Edit: Consider the function \begin{align*} f(\mathbf{x}) = \mathbf{A}(\mathbf{x})\mathbf{x} .\end{align*} with \begin{align*} \mathbf{A}(\mathbf{x})\colon \mathbb{R}^{n} \to \mathbb{R}^{n, n} , \quad \mathbf{A}(\mathbf{x}) = \begin{bmatrix} \alpha(\mathbf{x}) & 1 & 0& 0 & \cdots & 0 \\ 1 & \alpha(\mathbf{x}) & 1 & 0 & \cdots & 0 \\ 0 & 1 & \alpha(\mathbf{x}) & 1 & \cdots & 0 \\ \vdots & \cdots & \ddots & \ddots & \ddots & \vdots \\ 0 & 0 & 0 & 1 & \alpha(\mathbf{x})& 1 \\ 0 & 0 & 0 & 0 & 1 & \alpha(\mathbf{x}) \end{bmatrix} \end{align*} whereby $\alpha(\mathbf{x}) = \left\|\mathbf{x}\right\|_{2} $. My professor now rewrites the above as \begin{align*} \mathbf{A}(\mathbf{x})\mathbf{x} = \mathbf{T}\mathbf{x} + \mathbf{x}\left\|\mathbf{x}\right\|_{2} , \quad \mathbf{T}:=\left[\begin{array}{cccccc} 3 & 1 & & & & \\ 1 & 3 & 1 & & & \\ & \ddots & 3 & \ddots & & \\ & & \ddots & \ddots & \ddots & \\ & & & 1 & 3 & 1 \\ & & & & 1 & 3 \end{array}\right] .\end{align*} He then finds \begin{align*} \mathrm{D}f(\mathbf{x}) \mathbf{h}=\mathbf{T h}+\|\mathbf{x}\|_{2} \mathbf{h}+\mathbf{x} \frac{\mathbf{x}^{\top} \mathbf{h}}{\|\mathbf{x}\|_{2}} =\left(\mathbf{A}(\mathbf{x})+\frac{\mathbf{x} \mathbf{x}^{\top}}{\|\mathbf{x}\|_{2}}\right) \mathbf{h} \end{align*}
from which I concluded that \begin{align*} \mathrm{D}(\mathbf{A}(\mathbf{x}))= \frac{\mathbf{x}\mathbf{x}^{\mathsf{T}}}{\left\|\mathbf{x}\right\|_{2} } .\end{align*}
For the purposes of this type of multivariate calculus (e.g.

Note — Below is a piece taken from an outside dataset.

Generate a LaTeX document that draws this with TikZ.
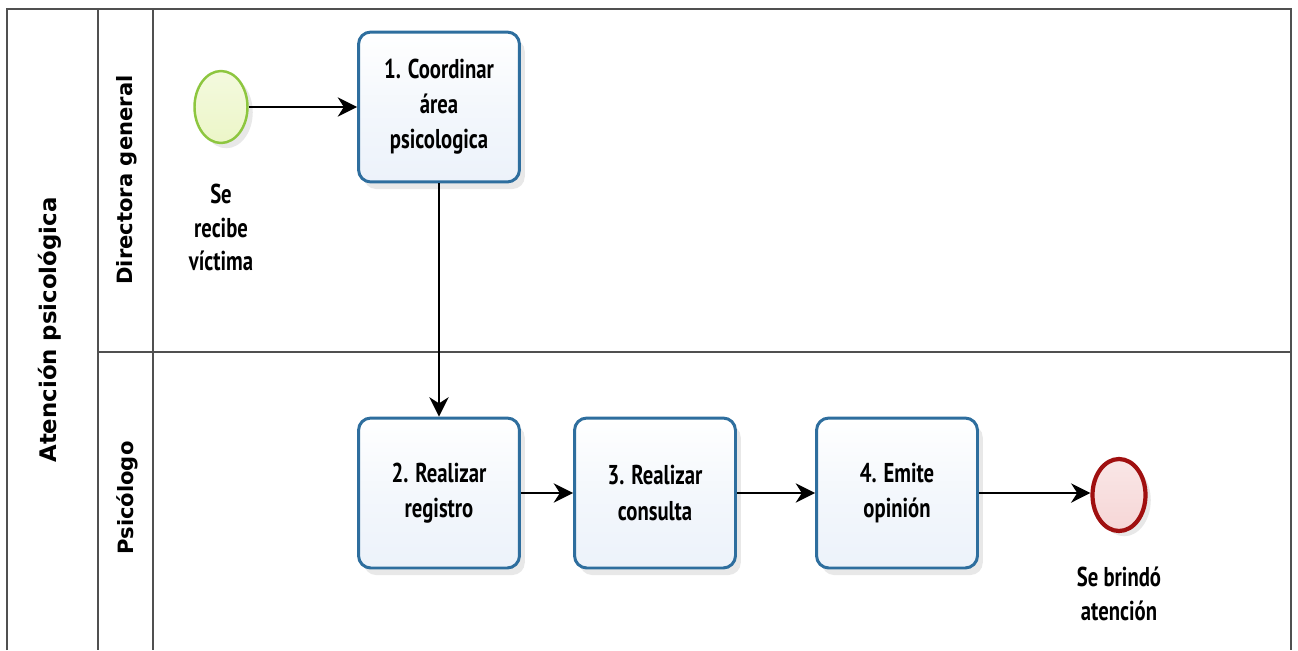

Frechet derivatives), a domain or codomain of $m\times n$ real matrices is identified with $\Bbb R^{mn}$, not with $\Bbb R^{m\times n}$. You "flatten" your matrices before you do derivatives and chain rules on them. At least if you want your derivative at a given point to be represented by a standard rectangular grid of numbers.
If you don't want to flatten your matrices before you do calculus in them, then your derivatives will be cuboids of higher dimension. You're now venturing into what I would call tensor calculus territory.
Edit: After looking at your example, here is what I think happens: $\mathbf A$ is a function $\Bbb R^n\to \Bbb R\to \Bbb R^{n\times n}$, the way you describe. But $f$ is a function $\Bbb R^n\to \Bbb R^n$, and as such its Frechet derivative may be realized as an $n\times n$ matrix. You have been given the matrix $Df = \mathbf{A}(\mathbf{x})+ \dfrac{\mathbf{x}\mathbf{x}^{\mathsf{T}}}{\left\|\mathbf{x}\right\|_{2} }$ as this derivative.